Third, the Board held that jewelry and handbags were related. The Board relied on evidence showing that Cartier markets its products as part of collections, with the products offered under each collection changing from year to year and season to season. Through the years, the TRINITY collection had encompassed a wide variety of goods, which included not only jewelry, but also leather belts, cufflinks, key rings, diaries, organizers, travel clocks, and pens. Moreover, in 2004 and 2005, Cartier had used the TRINITY mark in connection with handbags. Id. at 15-16. Further, Cartier had introduced evidence showing fourteen third parties that offered jewelry and handbags under the same mark. Id. at 16-18. On the basis of this evidence, the court found the goods related. Id. at 19.

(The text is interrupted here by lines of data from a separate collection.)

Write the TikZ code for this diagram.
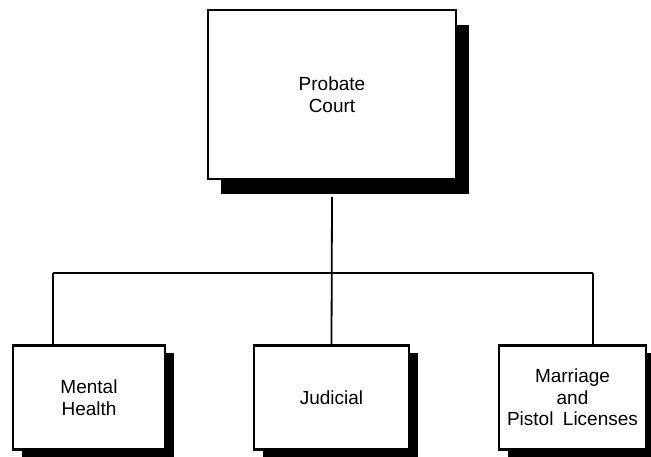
\documentclass[tikz,border=0pt]{standalone}
\usepackage{fontspec}
\setmainfont{Liberation Sans}
\usetikzlibrary{shadows}
\begin{document}
\begin{tikzpicture}[x=1pt,y=-1pt,
  orgbox/.style={draw=black, fill=white, line width=2.5pt, inner sep=0pt,
    align=center, font=\fontsize{19}{21.5}\selectfont},
  bigshadow/.style={drop shadow={shadow xshift=13pt, shadow yshift=-15pt,
    opacity=1, fill=black}},
  smallshadow/.style={drop shadow={shadow xshift=9pt, shadow yshift=-7pt,
    opacity=1, fill=black}},
  link/.style={draw=black, line width=1.8pt}]
\useasboundingbox (0,0) rectangle (651,457);
\fill[white] (0,0) rectangle (651,457);

% head office
\node[orgbox, bigshadow, minimum width=248pt, minimum height=169pt]
  (court) at (332,94.5) {Probate\\Court};

% divisions
\node[orgbox, smallshadow, minimum width=152pt, minimum height=104pt]
  (mental) at (89,397.5) {Mental\\Health};
\node[orgbox, smallshadow, minimum width=155pt, minimum height=104pt]
  (judicial) at (331.5,397.5) {Judicial};
\node[orgbox, smallshadow, minimum width=147pt, minimum height=104pt]
  (licenses) at (572.5,397.5) {Marriage\\and\\Pistol\hspace{0.5em}Licenses};

% branch line
\coordinate (bl) at (53,273);
\coordinate (br) at (593,273);
\path[link] (court.south |- 0,197) -- (judicial.north);
\path[link] (bl) -- (br);
\path[link] (bl) -- (bl |- mental.north);
\path[link] (br) -- (br |- licenses.north);
\end{tikzpicture}
\end{document}
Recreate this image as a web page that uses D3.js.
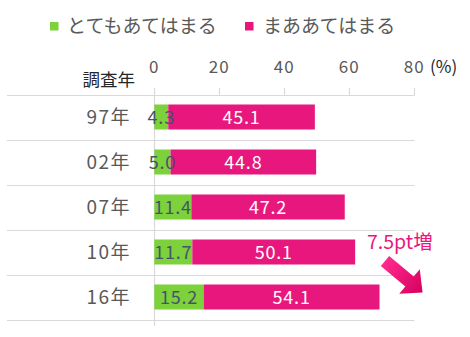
<!DOCTYPE html>
<html><head><meta charset="utf-8">
<script src="https://cdn.jsdelivr.net/npm/d3@7"></script>
<style>
body{margin:0;background:#fff;}
text{font-family:"Noto Sans CJK JP","Noto Sans",sans-serif;}
</style></head>
<body><svg id="c" width="470" height="337"></svg>
<script>
const years = ["97年","02年","07年","10年","16年"];
const strongly = [4.3,5.0,11.4,11.7,15.2];
const somewhat = [45.1,44.8,47.2,50.1,54.1];
const seriesNames = ["とてもあてはまる","まああてはまる"];
const ticks = [0,20,40,60,80];
const annotation = "7.5pt増";

const green = "#7DD13B", pink = "#E8177D";
const svg = d3.select("#c");
const x = d3.scaleLinear().domain([0,80]).range([154.3,414.3]);
const y = d3.scaleBand().domain(years).range([94.5,319.5]).paddingInner(0.4444).paddingOuter(0.2222);

// legend
const leg = [[50,67,green],[245,263,pink]];
seriesNames.forEach((n,i)=>{
  svg.append("rect").attr("x",leg[i][0]).attr("y",22).attr("width",8.5).attr("height",8.5).attr("fill",leg[i][2]);
  svg.append("text").attr("x",leg[i][1]).attr("y",33).attr("font-size",19).attr("fill","#595959").text(n);
});

// horizontal grid lines (band boundaries)
const bounds = years.map(d=>y(d)-y.step()*y.paddingInner()/2);
bounds.push(319.5);
svg.selectAll("line.h").data(bounds).join("line")
  .attr("x1",7).attr("x2",414.5).attr("y1",d=>Math.round(d)+0.5).attr("y2",d=>Math.round(d)+0.5)
  .attr("stroke","#d9d9d9").attr("stroke-width",1.2);

// top axis ticks
svg.selectAll("line.t").data(ticks).join("line")
  .attr("x1",d=>Math.round(x(d))+0.5).attr("x2",d=>Math.round(x(d))+0.5)
  .attr("y1",88).attr("y2",d=>d===0?326:95)
  .attr("stroke","#d9d9d9").attr("stroke-width",1.2);
svg.selectAll("text.t").data(ticks).join("text")
  .attr("x",d=>x(d)).attr("y",73).attr("text-anchor","middle")
  .attr("font-size",17).attr("letter-spacing","1px").attr("fill","#595959").text(d=>d);
svg.append("text").attr("x",430).attr("y",73).attr("font-size",17).attr("fill","#262626").text("(%)");
svg.append("text").attr("x",135).attr("y",86).attr("text-anchor","end").attr("font-size",17.5).attr("fill","#262626").text("調査年");

// category labels
svg.selectAll("text.cat").data(years).join("text")
  .attr("x",131).attr("y",d=>y(d)+y.bandwidth()/2+7).attr("text-anchor","end")
  .attr("font-size",19).attr("fill","#595959").attr("letter-spacing","1.5px").text(d=>d);

// bars
const bh = 25;
years.forEach((yr,i)=>{
  const cy = y(yr)+y.bandwidth()/2;
  const a = strongly[i], b = somewhat[i];
  svg.append("rect").attr("x",x(0)).attr("y",cy-bh/2).attr("width",x(a)-x(0)).attr("height",bh).attr("fill",green);
  svg.append("rect").attr("x",x(a)).attr("y",cy-bh/2).attr("width",x(a+b)-x(a)).attr("height",bh).attr("fill",pink);
  svg.append("text").attr("x",(x(0)+x(a))/2).attr("y",cy+6.5).attr("text-anchor","middle")
    .attr("font-size",18).attr("letter-spacing","0.8px").attr("fill","#44546A").text(a.toFixed(1));
  svg.append("text").attr("x",(x(a)+x(a+b))/2).attr("y",cy+6.5).attr("text-anchor","middle")
    .attr("font-size",18).attr("letter-spacing","0.8px").attr("fill","#fff").text(b.toFixed(1));
});

// annotation
svg.append("text").attr("x",367).attr("y",249).attr("font-size",19.5).attr("fill",pink).text(annotation);
const defs = svg.append("defs");
const g = defs.append("linearGradient").attr("id","ag").attr("x1","0").attr("y1","0").attr("x2","1").attr("y2","0");
g.append("stop").attr("offset","0").attr("stop-color","#FF2A8E");
g.append("stop").attr("offset","1").attr("stop-color","#D6005E");
const L=49, sw=13, hw=32, hl=17;
svg.append("path")
  .attr("d",`M0,${-sw/2} L${L-hl},${-sw/2} L${L-hl},${-hw/2} L${L},0 L${L-hl},${hw/2} L${L-hl},${sw/2} L0,${sw/2} Z`)
  .attr("fill","url(#ag)")
  .attr("transform","translate(385,261) rotate(40)");
</script></body></html>
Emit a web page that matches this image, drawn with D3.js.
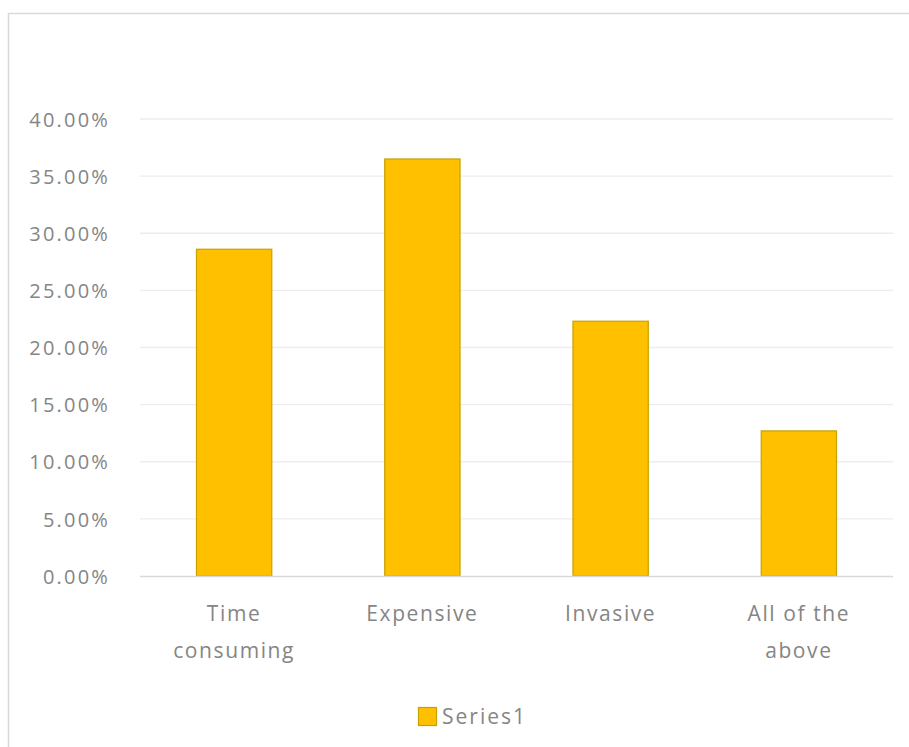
<!DOCTYPE html>
<html><head><meta charset="utf-8">
<script src="https://cdn.jsdelivr.net/npm/d3@7"></script>
<style>body{margin:0;background:#fff;} svg{display:block;}</style>
</head><body>
<svg id="chart" width="909" height="747"></svg>
<script>
const categories = [["Time","consuming"],["Expensive"],["Invasive"],["All of the","above"]];
const values = [0.286, 0.365, 0.223, 0.127];
const yTicks = [0,0.05,0.10,0.15,0.20,0.25,0.30,0.35,0.40];
const seriesName = "Series1";

const svg = d3.select("#chart");
const font = "'Open Sans', sans-serif";
// border
svg.append("rect").attr("x",8.5).attr("y",13.5).attr("width",920).attr("height",760)
  .attr("fill","#fff").attr("stroke","#d9d9d9").attr("stroke-width",1.5);

const x = d3.scaleBand().domain(d3.range(categories.length)).range([140,893]).paddingInner(0.6).paddingOuter(0.3);
const y = d3.scaleLinear().domain([0,0.40]).range([576,119]);

// gridlines
svg.append("g").selectAll("line").data(yTicks.slice(1)).join("line")
  .attr("x1",140).attr("x2",893).attr("y1",d=>y(d)).attr("y2",d=>y(d))
  .attr("stroke","#ededed").attr("stroke-width",1.3);

// y labels
const yAxis = d3.axisLeft(y).tickValues(yTicks).tickFormat(d=>(d*100).toFixed(2)+"%").tickSize(0).tickPadding(0);
const gy = svg.append("g").attr("transform","translate(110,0)").call(yAxis);
gy.select(".domain").remove();
gy.selectAll("text").attr("font-family",font).attr("font-size",20).attr("letter-spacing","2.2px")
  .attr("fill","#858585").attr("dy","0.36em");

// bars
svg.append("g").selectAll("rect").data(values).join("rect")
  .attr("x",(d,i)=>x(i)).attr("width",x.bandwidth())
  .attr("y",d=>y(d)).attr("height",d=>y(0)-y(d))
  .attr("fill","#FFC000").attr("stroke","#C9A000").attr("stroke-width",1.2);

// x axis line
svg.append("line").attr("x1",140).attr("x2",893).attr("y1",576.5).attr("y2",576.5).attr("stroke","#d9d9d9").attr("stroke-width",1.3);

// x labels
const gx = svg.append("g");
categories.forEach((lines,i)=>{
  const cx = x(i)+x.bandwidth()/2;
  const t = gx.append("text").attr("x",cx).attr("y",621)
    .attr("text-anchor","middle").attr("font-family",font).attr("font-size",21).attr("letter-spacing","1.6px").attr("fill","#858585");
  lines.forEach((l,j)=>t.append("tspan").attr("x",cx).attr("dy",j===0?0:37).text(l));
});

// legend
svg.append("rect").attr("x",418.5).attr("y",707.5).attr("width",18).attr("height",18)
  .attr("fill","#FFC000").attr("stroke","#C9A000").attr("stroke-width",1.2);
svg.append("text").attr("x",442).attr("y",724).attr("font-family",font).attr("font-size",21).attr("letter-spacing","2px").attr("fill","#858585").text(seriesName);
</script>
</body></html>
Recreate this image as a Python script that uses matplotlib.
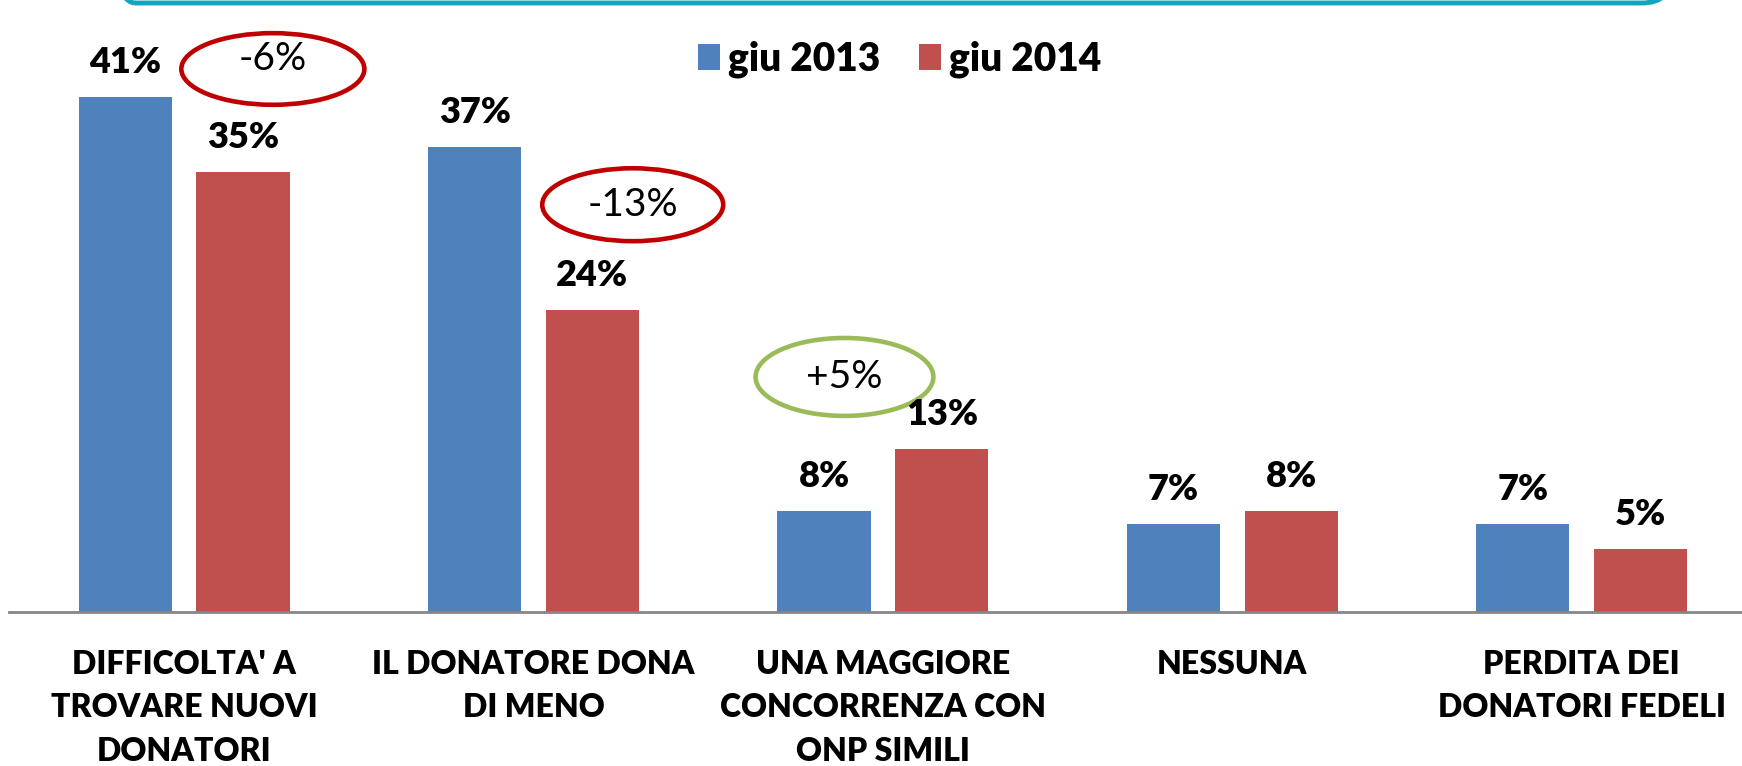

Fourth, the Board considered the parties’ trade channels, and because neither party had limited the trade channels or purchasers in their respective application and registration, found that the goods were likely to move in the same channels of trade. Id. at 19-21. Fifth was the sophistication of purchasers factor. The Board rejected Coachman’s argument that the purchasers were sophisticated because the parties were selling expensive goods under their marks. The Board noted that neither Coachman’s application nor Cartier’s registration limited the goods to any particular price point, and therefore this factor was neutral. Id. at 21-22. Finally, the Board addressed the actual confusion factor. Coachman had argued that the lack of actual confusion established that there was unlikely to be confusion between the marks. The Board, however, found that there was no reasonable opportunity for confusion to have occurred because Coachman’s use of its mark had been minimal. Therefore, the actual confusion factor was neutral. Id. at 23-25.
Balancing the factors, the Board held that because the marks were identical, the goods were related, and the goods would move in the same channels of trade, Coachman’s registration of the TRINITY mark was likely to cause confusion with Cartier’s TRINITY mark.